矢野経済研究所は8月22日、ERP(Enterprise Resource Planning)パッケージベンダーを対象に行った、国内のERPパッケージライセンス市場の調査結果を発表した。調査は2016年4月から7月にかけて、同社専門研究員による直接面談によって行われた。

ERPパッケージとは、財務会計、人事給与、販売管理、生産管理などの基幹業務データを統合する情報システムを構築するための基幹業務管理パッケージソフトウェア。今回の調査では、ERPパッケージライセンス市場として、基幹業務の一部機能のみを持ち、ERPパッケージのモジュール(構成要素)となるパッケージソフトウェアも対象としている。

ERPパッケージライセンス市場の市場規模推移と予測 資料:矢野経済研究所

2015年の国内ERPパッケージライセンス市場は1111億円(エンドユーザ渡し価格ベース)、前年比8.0%増となったという。2014年の伸び率を上回り、堅調な成長を維持した。その要因として、2015年はユーザー企業の業績が好調だったこと、一部のERPベンダーが2015年10月に施行されたマイナンバー制度をきっかけとした人事分野での需要獲得に成功したことなどが、挙げられている。
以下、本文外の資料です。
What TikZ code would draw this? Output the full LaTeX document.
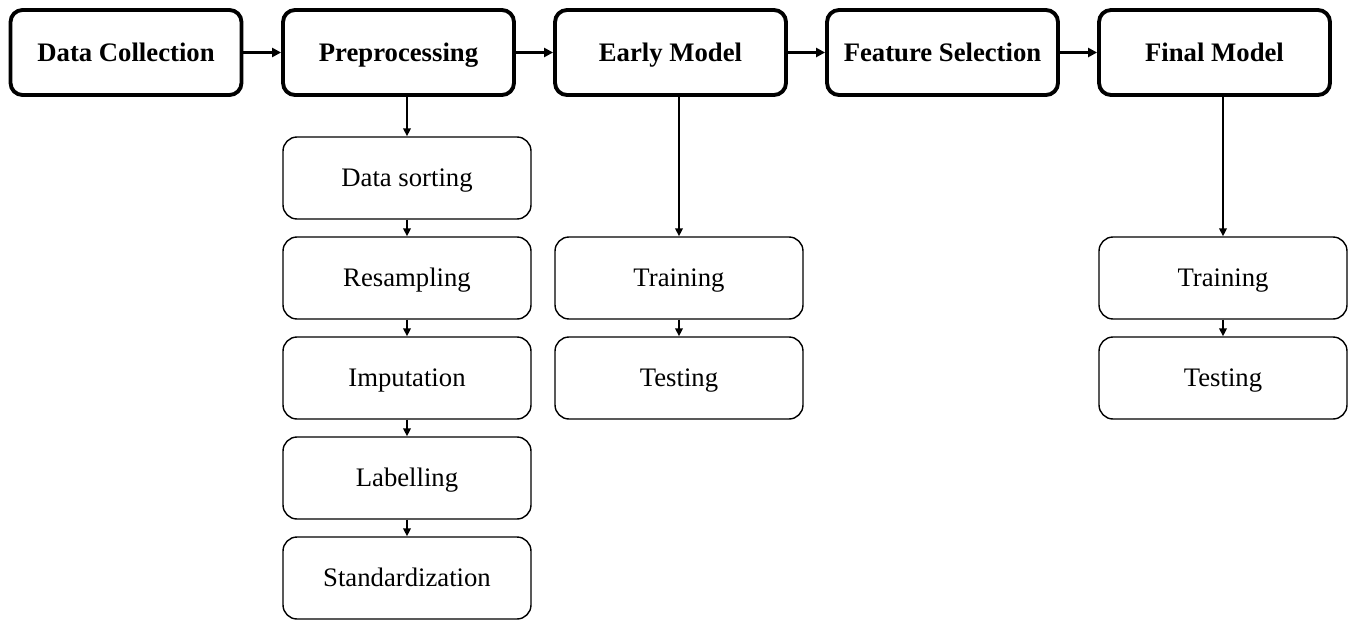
\documentclass[tikz,border=0pt]{standalone}
\usepackage{fontspec}
\setmainfont{Liberation Serif}
\usetikzlibrary{arrows.meta, positioning}

\begin{document}
\begin{tikzpicture}[x=0.02cm, y=-0.02cm,
    stage/.style={draw, line width=2.2pt, rounded corners=2.4mm, minimum width=4.62cm, minimum height=1.7cm, inner sep=0pt, text height=10pt, text depth=0pt, font=\fontsize{15.2}{18}\selectfont\bfseries},
    substep/.style={draw, line width=0.8pt, rounded corners=2.8mm, minimum width=4.96cm, minimum height=1.64cm, inner sep=0pt, text height=10pt, text depth=0pt, font=\fontsize{15.2}{18}\selectfont},
    flow/.style={line width=1.1pt, -{Triangle[length=1.6mm,width=1.5mm]}},
    mainflow/.style={line width=1.7pt, -{Triangle[length=1.8mm,width=1.8mm]}}]
    \useasboundingbox (0,0) rectangle (1352,619);
    % top row
    \node[stage] (dc) at (126,52.5) {Data Collection};
    \node[stage] (pre) at (398.5,52.5) {Preprocessing};
    \node[stage] (early) at (670.5,52.5) {Early Model};
    \node[stage] (fs) at (942.5,52.5) {Feature Selection};
    \node[stage] (final) at (1214.5,52.5) {Final Model};
    \draw[mainflow] (dc) -- (pre);
    \draw[mainflow] (pre) -- (early);
    \draw[mainflow] (early) -- (fs);
    \draw[mainflow] (fs) -- (final);
    % preprocessing
    \node[substep] (sort) at (407,178) {Data sorting};
    \node[substep] (resamp) at (407,278) {Resampling};
    \node[substep] (imput) at (407,378) {Imputation};
    \node[substep] (label) at (407,478) {Labelling};
    \node[substep] (std) at (407,578) {Standardization};
    \draw[flow] (pre.south -| sort.north) -- (sort.north);
    \draw[flow] (sort) -- (resamp);
    \draw[flow] (resamp) -- (imput);
    \draw[flow] (imput) -- (label);
    \draw[flow] (label) -- (std);
    % early model
    \node[substep] (etrain) at (679,278) {Training};
    \node[substep] (etest) at (679,378) {Testing};
    \draw[flow] (early.south -| etrain.north) -- (etrain.north);
    \draw[flow] (etrain) -- (etest);
    % final model
    \node[substep] (ftrain) at (1223,278) {Training};
    \node[substep] (ftest) at (1223,378) {Testing};
    \draw[flow] (final.south -| ftrain.north) -- (ftrain.north);
    \draw[flow] (ftrain) -- (ftest);
\end{tikzpicture}
\end{document}
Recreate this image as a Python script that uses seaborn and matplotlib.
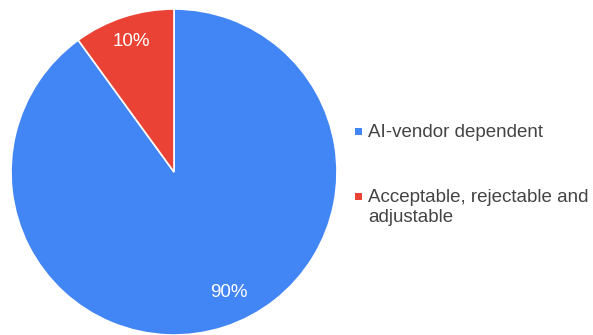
import matplotlib
matplotlib.use("Agg")
import matplotlib.pyplot as plt
import seaborn as sns
from matplotlib.patches import Rectangle

# ---- data ----
categories = ["AI-vendor dependent", "Acceptable, rejectable and\nadjustable"]
values = [90, 10]
colors = ["#4285F4", "#EA4335"]

sns.set_style("white")
plt.rcParams["font.family"] = ["Liberation Sans", "DejaVu Sans"]

W, H = 593, 335
fig = plt.figure(figsize=(W / 100, H / 100), dpi=100)
fig.patch.set_facecolor("white")

# pie axes: center (174,172), radius 163 px
cx, cy, r = 174, 172, 163
ax = fig.add_axes([(cx - r) / W, 1 - (cy + r) / H, 2 * r / W, 2 * r / H])
ax.set_axis_off()

wedges, texts, autotexts = ax.pie(
    values,
    colors=colors,
    startangle=90,
    counterclock=False,
    autopct=lambda p: f"{p:.0f}%",
    pctdistance=0.83,
    wedgeprops=dict(edgecolor="white", linewidth=1.2),
    textprops=dict(color="white", fontsize=13.5),
    radius=1.0,
)
ax.set_xlim(-1, 1)
ax.set_ylim(-1, 1)
ax.set_aspect("equal")

# nudge labels like the reference
autotexts[0].set_position((0.337, -0.742))
autotexts[1].set_position((-0.264, 0.80))

# legend drawn manually
text_color = "#444444"
items = [(categories[0], colors[0], 131.5, 137), (categories[1], colors[1], 196, 202)]
for label, col, sq_y, base_y in items:
    sq = 7
    fig.add_artist(Rectangle((355 / W, 1 - (sq_y + sq / 2) / H), sq / W, sq / H,
                             transform=fig.transFigure, facecolor=col, edgecolor="none"))
    fig.text(368 / W, 1 - base_y / H, label.split("\n")[0], fontsize=13.5,
             color=text_color, va="baseline", ha="left")
    if "\n" in label:
        fig.text(368 / W, 1 - (base_y + 19.5) / H, label.split("\n")[1], fontsize=13.5,
                 color=text_color, va="baseline", ha="left")

fig.savefig("out.png", dpi=100, facecolor="white")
2016年は、ERPへの投資拡大につながると期待されていた消費税増税と軽減税率の導入の先送りが決まり、法改正などによる影響は少ないという。一方で、経営に貢献する基盤の構築というERP本来の目的で基幹システムを見直すニーズがERPパッケージライセンス市場を支えると同社は見ている。会計や人事分野でのグループ導入や、販売管理や生産管理分野での個別開発からERPパッケージへのリプレースは継続しており、2016年のERPパッケージライセンス市場(エンドユーザ渡し価格ベース)は、前年比8.1%増の1200億7000万円を予測している。
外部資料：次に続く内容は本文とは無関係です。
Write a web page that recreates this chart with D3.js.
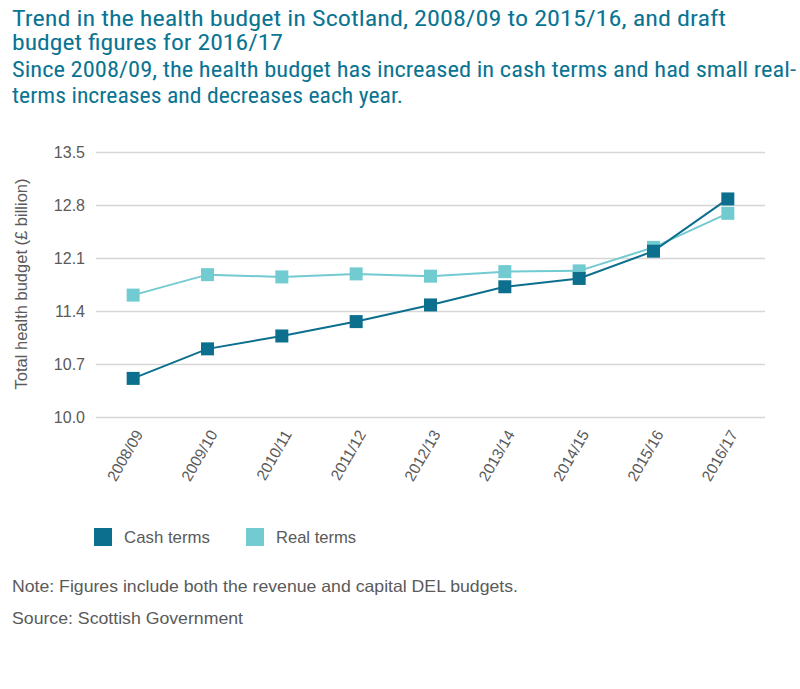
<!DOCTYPE html>
<html><head><meta charset="utf-8">
<script src="https://cdn.jsdelivr.net/npm/d3@7"></script>
<style>body{margin:0;background:#fff}</style>
</head><body>
<script>
const categories = ["2008/09","2009/10","2010/11","2011/12","2012/13","2013/14","2014/15","2015/16","2016/17"];
const cashTerms = [10.51,10.90,11.07,11.26,11.48,11.72,11.83,12.19,12.88];
const realTerms = [11.61,11.88,11.85,11.89,11.86,11.92,11.93,12.24,12.69];
const yTicks = [10.0,10.7,11.4,12.1,12.8,13.5];
const seriesNames = ["Cash terms","Real terms"];
const colors = ["#0b6f8d","#72cbd1"];

const W=800,H=689;
const svg=d3.select("body").append("svg").attr("width",W).attr("height",H);
const font="'Liberation Sans Narrow','Roboto Condensed','Liberation Sans',Arial,sans-serif";
const bodyFont="'Liberation Sans',Arial,sans-serif";
const titleColor="#0a7493";
const grey="#5a5a5a";

function txt(t,x,y,size,fill,fam,len,weight){
  const e=svg.append("text").attr("x",x).attr("y",y).attr("font-family",fam).attr("font-size",size).attr("fill",fill).text(t);
  if(weight) e.attr("font-weight",weight);
  if(len) e.attr("textLength",len).attr("lengthAdjust","spacingAndGlyphs");
  return e;
}
txt("Trend in the health budget in Scotland, 2008/09 to 2015/16, and draft",12,26,22.5,titleColor,font,714);
txt("budget figures for 2016/17",12,50,22.5,titleColor,font,271);
txt("Since 2008/09, the health budget has increased in cash terms and had small real-",12,77,22,titleColor,font,784);
txt("terms increases and decreases each year.",12,103,22,titleColor,font,391);

const x=d3.scalePoint().domain(categories).range([96,765]).padding(0.5);
const y=d3.scaleLinear().domain([10,13.5]).range([417,152]);

const gy=svg.append("g").attr("transform","translate(96,0)")
  .call(d3.axisLeft(y).tickValues(yTicks).tickFormat(d3.format(".1f")).tickSize(-669).tickPadding(11));
gy.select(".domain").remove();
gy.selectAll(".tick line").attr("stroke","#d6d6d6").attr("stroke-width",1.5);
gy.selectAll(".tick text").attr("font-family",bodyFont).attr("font-size",16).attr("fill",grey).attr("dy","0.36em");

const gx=svg.append("g").attr("transform","translate(0,417)")
  .call(d3.axisBottom(x).tickSize(0).tickPadding(0));
gx.select(".domain").remove();
gx.selectAll(".tick text").attr("font-family",bodyFont).attr("font-size",15.5).attr("fill",grey)
  .attr("text-anchor","end").attr("dy",0).attr("x",0).attr("y",0).attr("transform","translate(10,17) rotate(-60)");

svg.append("text").attr("transform","translate(27,284) rotate(-90)").attr("text-anchor","middle")
  .attr("font-family",bodyFont).attr("font-size",16.5).attr("fill",grey).text("Total health budget (£ billion)");

const series=[cashTerms,realTerms];
const line=d3.line().x((d,i)=>x(categories[i])).y(d=>y(d));
[1,0].forEach(s=>{
  svg.append("path").datum(series[s]).attr("d",line).attr("fill","none").attr("stroke",colors[s]).attr("stroke-width",2);
  svg.append("g").selectAll("rect").data(series[s]).join("rect")
    .attr("x",(d,i)=>x(categories[i])-6.5).attr("y",d=>y(d)-6.5).attr("width",13).attr("height",13).attr("fill",colors[s]);
});

const lx=[94,246],lw=[86,80];
seriesNames.forEach((n,i)=>{
  svg.append("rect").attr("x",lx[i]).attr("y",528).attr("width",18).attr("height",18).attr("fill",colors[i]);
  txt(n,lx[i]+30,543,17,grey,bodyFont,lw[i]);
});

txt("Note: Figures include both the revenue and capital DEL budgets.",12,592,16.5,grey,bodyFont,506);
txt("Source: Scottish Government",12,624,16.5,grey,bodyFont,231);
</script>
</body></html>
2016年以降は、イギリスの欧州連合(EU)離脱問題や円高、中国をはじめとする新興国の景気悪化、国内個人消費の不振など経済全般的に不安定な色合いが強まっており、ERP市場の成長を鈍化させる懸念があると指摘されている。しかし、不安定な外部環境に的確に対応できる経営のプラットフォームを構築したいという戦略的な理由でERPを再構築するユーザー企業も増えており、それに伴い、導入スピードが短く柔軟性の高いクラウドサービスの利用も拡大しており、クラウド化はERPのトレンドの1つとなっているとしている。